Lloviendo y haciendo sol

Publicado el Pilar Posada S.

¿Qué se hicieron las preguntas?

Vivimos anegados de información. Nos llegan más correos de los que podemos mirar, más videos de los que podemos ver, más noticias de las que podemos digerir, más informes de los que podemos leer. Cada día, hoy día -con televisión, internet, google, twitter, gmail, facebook-, es un verdadero bombardeo de datos. En esto, me parece, sobra el pan pero faltan las ganas de comer.

Antes de que los niños hagan la pregunta, ya están -los grandes- tirándoles la respuesta. Los maestros, los papás, las tías, las abuelas. Todo hay que decírselos, todo hay que hacérselos. “Pobrecito el niño, no se puede caer porque le sale un chichón”, le dice la mamá a la niñera; y la niñera sale detrás del niño, levantándole la pierna para subirlo al muro, alzándolo, bajándolo, trepándolo, teniéndolo. El muchachito, aburrido, se entorpece, se enlentece, porque no le dejan servirse de su cuerpo como cualquier cachorro de mamífero: aprendiendo a no caerse, cayéndose; a sostenerse, perdiendo el equilibrio; a no irse de bruces, yéndose de bruces. El ensayo error, ese antiguo y necesario modo de aprender, es vital a la hora del aprestamiento que debe hacer una cría humana mientras su cuerpo madura y se desarrolla. Es además el asiento de nuestra inteligencia de homo sapiens, de la que nos sentimos tan orgullosos y por la que nos creemos superiores a las demás especies. ¿Será que sí?

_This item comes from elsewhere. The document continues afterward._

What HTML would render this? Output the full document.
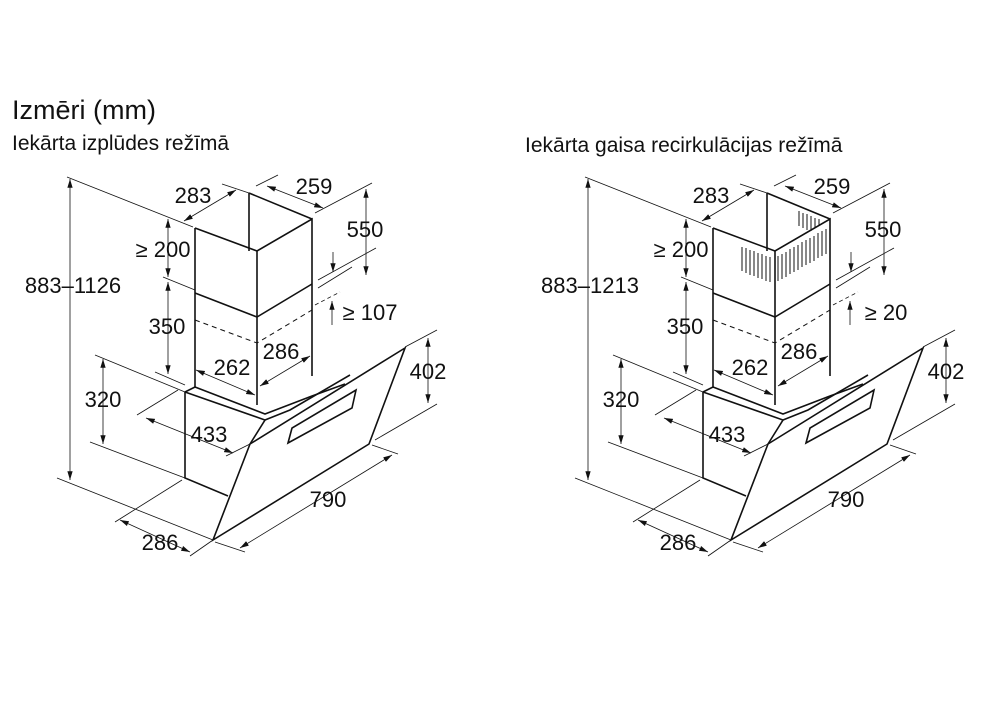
<!DOCTYPE html>
<html><head><meta charset="utf-8"><style>
body{margin:0;background:#fff;width:994px;height:698px;overflow:hidden}
svg text{font-family:"Liberation Sans",sans-serif;fill:#111}
</style></head><body>
<svg width="994" height="698" viewBox="0 0 994 698" xmlns="http://www.w3.org/2000/svg">
<defs>
<marker id="a" viewBox="0 0 10 10" refX="10" refY="5" markerWidth="11" markerHeight="11" orient="auto-start-reverse"><path d="M0,2 L10,5 L0,8 z" fill="#111"/></marker>
<g id="hood" fill="none" stroke="#111">
 <g stroke-width="1.6">
 <polyline points="195,228 195,387"/>
 <polyline points="195,228 257,251 312,219 312,376"/>
 <polyline points="249,193 312,219"/>
 <polyline points="249,193 249,251"/>
 <polyline points="257,251 257,405"/>
 <polyline points="195,293 257,317 312,284"/>
 </g>
 <polyline points="195,320 257,343 312,310" stroke-dasharray="5,4" stroke-width="1"/>
 <g stroke-width="1.6">
 <polyline points="185,392 185,478 228,496"/>
 <polyline points="185,392 195,387 265,414 312,396 345,384"/>
 <polyline points="185,392 265,420 250,444"/>
 <polygon points="250,444 405,348 369,444 213,540" fill="#fff"/>
 <polygon points="288,443 292,428 356,390 352,408" fill="#fff"/>
 <polyline points="265,420 290,410 350,375"/>
 </g>
 <g stroke-width="0.8">
 <line x1="70" y1="179" x2="70" y2="480" marker-start="url(#a)" marker-end="url(#a)"/>
 <line x1="67" y1="177" x2="193" y2="227"/>
 <line x1="57" y1="478" x2="213" y2="540"/>
 <line x1="184" y1="221" x2="236" y2="190" marker-start="url(#a)" marker-end="url(#a)"/>
 <line x1="222" y1="184" x2="249" y2="193"/>
 <line x1="267" y1="186" x2="323" y2="208" marker-start="url(#a)" marker-end="url(#a)"/>
 <line x1="256" y1="186" x2="278" y2="175"/>
 <line x1="315" y1="213" x2="372" y2="183"/>
 <line x1="366" y1="189" x2="366" y2="275" marker-start="url(#a)" marker-end="url(#a)"/>
 <line x1="318" y1="280" x2="376" y2="248"/>
 <line x1="333" y1="252" x2="333" y2="272" marker-end="url(#a)"/>
 <line x1="318" y1="288" x2="352" y2="267"/>
 <line x1="332" y1="325" x2="332" y2="301" marker-end="url(#a)"/>
 <line x1="315" y1="305" x2="340" y2="292" stroke-dasharray="4,3"/>
 <line x1="168" y1="219" x2="168" y2="277" marker-start="url(#a)" marker-end="url(#a)"/>
 <line x1="168" y1="282" x2="168" y2="374" marker-start="url(#a)" marker-end="url(#a)"/>
 <line x1="163" y1="277" x2="195" y2="290"/>
 <line x1="155" y1="372" x2="185" y2="385"/>
 <line x1="103" y1="359" x2="103" y2="444" marker-start="url(#a)" marker-end="url(#a)"/>
 <line x1="95" y1="355" x2="185" y2="392"/>
 <line x1="90" y1="442" x2="185" y2="478"/>
 <line x1="428" y1="338" x2="428" y2="403" marker-start="url(#a)" marker-end="url(#a)"/>
 <line x1="405" y1="347" x2="437" y2="330"/>
 <line x1="375" y1="440" x2="437" y2="404"/>
 <line x1="146" y1="418" x2="233" y2="453" marker-start="url(#a)" marker-end="url(#a)"/>
 <line x1="137" y1="415" x2="178" y2="390"/>
 <line x1="226" y1="456" x2="250" y2="444"/>
 <line x1="196" y1="370" x2="255" y2="395" marker-start="url(#a)" marker-end="url(#a)"/>
 <line x1="260" y1="386" x2="310" y2="356" marker-start="url(#a)" marker-end="url(#a)"/>
 <line x1="240" y1="548" x2="392" y2="455" marker-start="url(#a)" marker-end="url(#a)"/>
 <line x1="372" y1="445" x2="398" y2="454"/>
 <line x1="215" y1="542" x2="245" y2="552"/>
 <line x1="120" y1="520" x2="190" y2="552" marker-start="url(#a)" marker-end="url(#a)"/>
 <line x1="115" y1="522" x2="182" y2="480"/>
 <line x1="190" y1="556" x2="213" y2="540"/>
 </g>
</g>
<g id="grille" stroke="#111" stroke-width="1">
 <line x1="742" y1="247" x2="742" y2="271"/><line x1="746" y1="248" x2="746" y2="273"/><line x1="750" y1="250" x2="750" y2="275"/><line x1="754" y1="251" x2="754" y2="276"/><line x1="758" y1="253" x2="758" y2="278"/><line x1="762" y1="254" x2="762" y2="279"/><line x1="766" y1="256" x2="766" y2="281"/><line x1="770" y1="257" x2="770" y2="282"/>
 <line x1="778" y1="256" x2="778" y2="281"/><line x1="782" y1="254" x2="782" y2="279"/><line x1="786" y1="252" x2="786" y2="277"/><line x1="790" y1="249" x2="790" y2="274"/><line x1="794" y1="247" x2="794" y2="272"/><line x1="798" y1="245" x2="798" y2="270"/><line x1="802" y1="242" x2="802" y2="267"/><line x1="806" y1="240" x2="806" y2="265"/><line x1="810" y1="238" x2="810" y2="263"/><line x1="814" y1="236" x2="814" y2="261"/><line x1="818" y1="233" x2="818" y2="258"/><line x1="822" y1="231" x2="822" y2="256"/><line x1="826" y1="229" x2="826" y2="254"/>
 <line x1="799" y1="211" x2="799" y2="226"/><line x1="803" y1="213" x2="803" y2="228"/><line x1="807" y1="214" x2="807" y2="230"/><line x1="811" y1="216" x2="811" y2="231"/><line x1="815" y1="218" x2="815" y2="228"/><line x1="819" y1="219" x2="819" y2="226"/>
</g>
</defs>
<use href="#hood"/>
<use href="#hood" transform="translate(518,0)"/>
<use href="#grille"/>
<text x="12" y="119" font-size="27">Izmēri (mm)</text>
<text x="12" y="150" font-size="21">Iekārta izplūdes režīmā</text>
<text x="525" y="152" font-size="21">Iekārta gaisa recirkulācijas režīmā</text>
<g font-size="22" text-anchor="middle">
<text x="193" y="203">283</text><text x="314" y="194">259</text><text x="365" y="237">550</text>
<text x="163" y="257">≥ 200</text><text x="167" y="334">350</text><text x="370" y="320">≥ 107</text>
<text x="232" y="375">262</text><text x="281" y="359">286</text><text x="73" y="293">883–1126</text>
<text x="103" y="407">320</text><text x="428" y="379">402</text><text x="209" y="442">433</text>
<text x="328" y="507">790</text><text x="160" y="550">286</text>
<text x="711" y="203">283</text><text x="832" y="194">259</text><text x="883" y="237">550</text>
<text x="681" y="257">≥ 200</text><text x="685" y="334">350</text><text x="886" y="320">≥ 20</text>
<text x="750" y="375">262</text><text x="799" y="359">286</text><text x="590" y="293">883–1213</text>
<text x="621" y="407">320</text><text x="946" y="379">402</text><text x="727" y="442">433</text>
<text x="846" y="507">790</text><text x="678" y="550">286</text>
</g>
</svg>
</body></html>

Lo mismo que pasa con el cuerpo, ese aletargamiento de niños acostumbrados a tener a su lado una mamá o una nana que hace todo por ellos, pasa con la mente, con la chispa de la divina inteligencia. Antes de que la curiosidad nazca, emerja, surja, con fuerza de surtidor, está la voz del adulto dando una respuesta; taponando el agujero, clausurando la ranura, cerrando la hiancia. No es permitido el estado de vacío. ¿Entonces, cómo diablos puede haber impulso para buscar la llenura?

Aún recuerdo mi más importante pregunta, a los seis o siete años. Sabía que los niños no los traía la cigüeña, que se hacían en la barriga de la mamá, que las mujeres se casaban y tenían hijos, pero no sabía del coito y menos de la fecundación. Con las pocas fichas del rompecabezas que tenía, me pregunté: ¿Y cómo hace para saber la barriga de una señora que ella ya se casó y que ya le puede empezar a hacer el niño? ¿Y si de pronto se equivoca y le empieza a hacer un bebé sin que se haya casado? Con las dos preguntas llegué donde mi mamá, a quien cogí fuera de base -me dice que sudaba frío- y que no tuvo más remedio que contarme aquello que pensaba soltarme quién sabe cuándo. En todo caso no ese día.

Bendita desinformación que me hizo cavilar. Bendita ignorancia que me hizo formular la pregunta. Prefiero eso, de veras, a haber tenido en mi cuarto un libro que me lo contaba todo con láminas, pelos y señales, y me habría privado del orgullo que siento de haber hecho en mi vida, por lo menos, una pregunta verdaderamente mía.

Sócrates decía que el peligro, ¡la pólvora!, estaba en las preguntas y no en las respuestas. Otros menos lejanos en el tiempo también lo han dicho, y con ellos me apaño: “Lo importante es no dejar de hacerse preguntas”, decía Einstein. “Preguntar es rebelarse, responder es adaptarse”, dice Jorge Wagensberg. ¿Será por algo?